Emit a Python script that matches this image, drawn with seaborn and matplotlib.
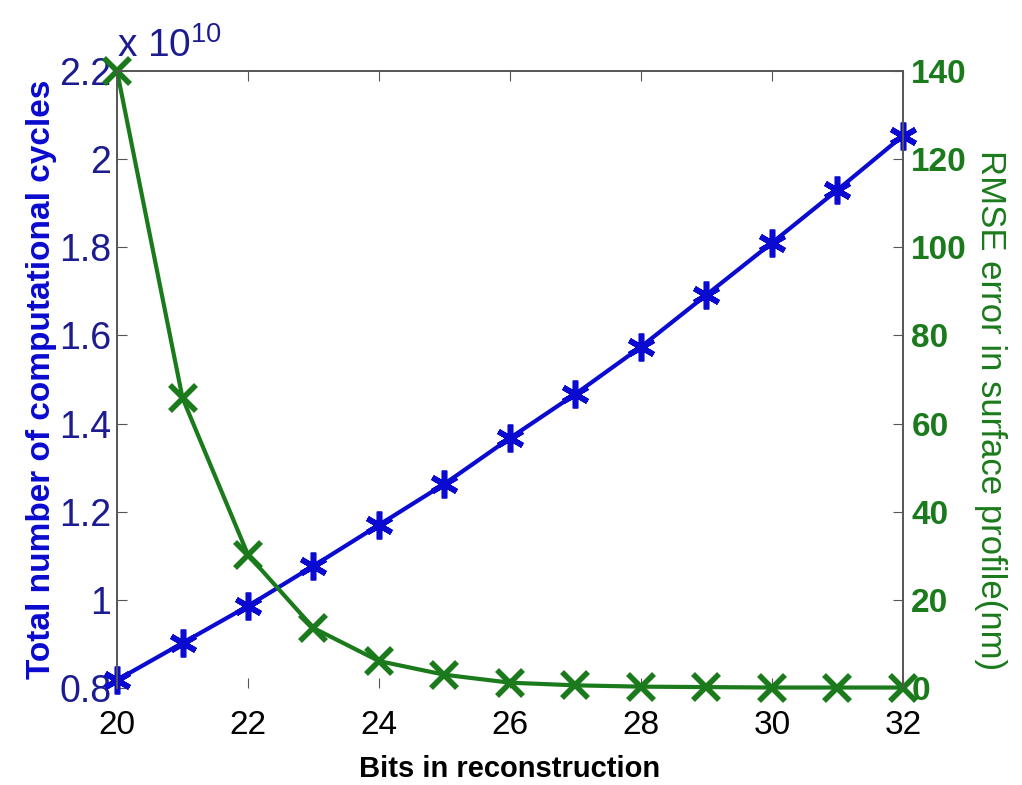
import matplotlib
matplotlib.use("Agg")
import matplotlib.pyplot as plt
import seaborn as sns
import pandas as pd
from matplotlib.ticker import FuncFormatter, FixedLocator

bits = [20, 21, 22, 23, 24, 25, 26, 27, 28, 29, 30, 31, 32]
cycles = [0.818e10, 0.902e10, 0.986e10, 1.077e10, 1.170e10, 1.263e10, 1.367e10,
          1.467e10, 1.574e10, 1.692e10, 1.810e10, 1.930e10, 2.053e10]
rmse = [140.0, 65.8, 30.2, 13.6, 6.1, 3.0, 1.2, 0.6, 0.3, 0.2, 0.1, 0.1, 0.1]
left_ticks = [0.8e10, 1.0e10, 1.2e10, 1.4e10, 1.6e10, 1.8e10, 2.0e10, 2.2e10]
right_ticks = [0, 20, 40, 60, 80, 100, 120, 140]
x_ticks = [20, 22, 24, 26, 28, 30, 32]

df = pd.DataFrame({"bits": bits, "cycles": cycles, "rmse": rmse})

sns.set_style("white")
plt.rcParams['font.family'] = ['Liberation Sans', 'DejaVu Sans']

BLUE = "#0a0ad0"
NAVY = "#1c1c90"
GREEN = "#1b7a1b"

fig = plt.figure(figsize=(10.22, 7.85), dpi=100)
ax = fig.add_axes([0.1145, 0.1236, 0.769, 0.786])
ax2 = ax.twinx()

sns.lineplot(data=df, x="bits", y="cycles", ax=ax, color=BLUE, lw=3,
             marker=(6, 2, 0), markersize=20, markeredgewidth=4,
             markeredgecolor=BLUE, clip_on=False)
sns.lineplot(data=df, x="bits", y="rmse", ax=ax2, color=GREEN, lw=3,
             marker="x", markersize=19, markeredgewidth=4,
             markeredgecolor=GREEN, clip_on=False)

ax.set_xlim(20, 32)
ax.set_ylim(0.8e10, 2.2e10)
ax2.set_ylim(0, 140)

ax.xaxis.set_major_locator(FixedLocator(x_ticks))
ax.yaxis.set_major_locator(FixedLocator(left_ticks))
ax2.yaxis.set_major_locator(FixedLocator(right_ticks))
ax.yaxis.set_major_formatter(FuncFormatter(lambda v, p: f"{v/1e10:g}"))

for a in (ax, ax2):
    for s in a.spines.values():
        s.set_color("#555555")
        s.set_linewidth(1.2)
    a.spines["bottom"].set_visible(False)

ax.tick_params(axis="x", direction="in", length=7, top=True, bottom=True,
               labelsize=24, colors="#555555", labelcolor="black", pad=16)
ax.tick_params(axis="y", direction="in", length=7, left=True, right=False,
               labelsize=27, colors="#555555", labelcolor=NAVY, pad=4)
ax2.tick_params(axis="y", direction="in", length=7, right=True, left=False,
                labelsize=24, colors="#555555", labelcolor=GREEN, pad=6)
for t in ax2.get_yticklabels():
    t.set_fontweight("bold")

ax.set_xlabel("Bits in reconstruction", fontsize=21, fontweight="bold",
              color="black", labelpad=10)
ax.set_ylabel("Total number of computational cycles", fontsize=24,
              fontweight="bold", color=BLUE, labelpad=2)
ax2.set_ylabel("RMSE error in surface profile(nm)", fontsize=25,
               color=GREEN, rotation=270, va="center", ha="center")
ax2.yaxis.set_label_coords(1.112, 0.45)

ax.text(0.0, 1.01, r"x $\mathregular{10^{10}}$", transform=ax.transAxes,
        fontsize=28, color=NAVY, ha="left", va="bottom")

ax2.set_zorder(ax.get_zorder() + 1)
ax2.patch.set_visible(False)

fig.savefig("out.png", dpi=100)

------------------------

- **WRITTEN INSTRUCTION**
Output exactly the span of lines from the top of the listing through the line holding "plt.rcParams['font.family'] = ['Liberation", and leave every picture out.

- **REPLY**
Emit a Python script that matches this image, drawn with seaborn and matplotlib.
import matplotlib
matplotlib.use("Agg")
import matplotlib.pyplot as plt
import seaborn as sns
import pandas as pd
from matplotlib.ticker import FuncFormatter, FixedLocator

bits = [20, 21, 22, 23, 24, 25, 26, 27, 28, 29, 30, 31, 32]
cycles = [0.818e10, 0.902e10, 0.986e10, 1.077e10, 1.170e10, 1.263e10, 1.367e10,
          1.467e10, 1.574e10, 1.692e10, 1.810e10, 1.930e10, 2.053e10]
rmse = [140.0, 65.8, 30.2, 13.6, 6.1, 3.0, 1.2, 0.6, 0.3, 0.2, 0.1, 0.1, 0.1]
left_ticks = [0.8e10, 1.0e10, 1.2e10, 1.4e10, 1.6e10, 1.8e10, 2.0e10, 2.2e10]
right_ticks = [0, 20, 40, 60, 80, 100, 120, 140]
x_ticks = [20, 22, 24, 26, 28, 30, 32]

df = pd.DataFrame({"bits": bits, "cycles": cycles, "rmse": rmse})

sns.set_style("white")
plt.rcParams['font.family'] = ['Liberation Sans', 'DejaVu Sans']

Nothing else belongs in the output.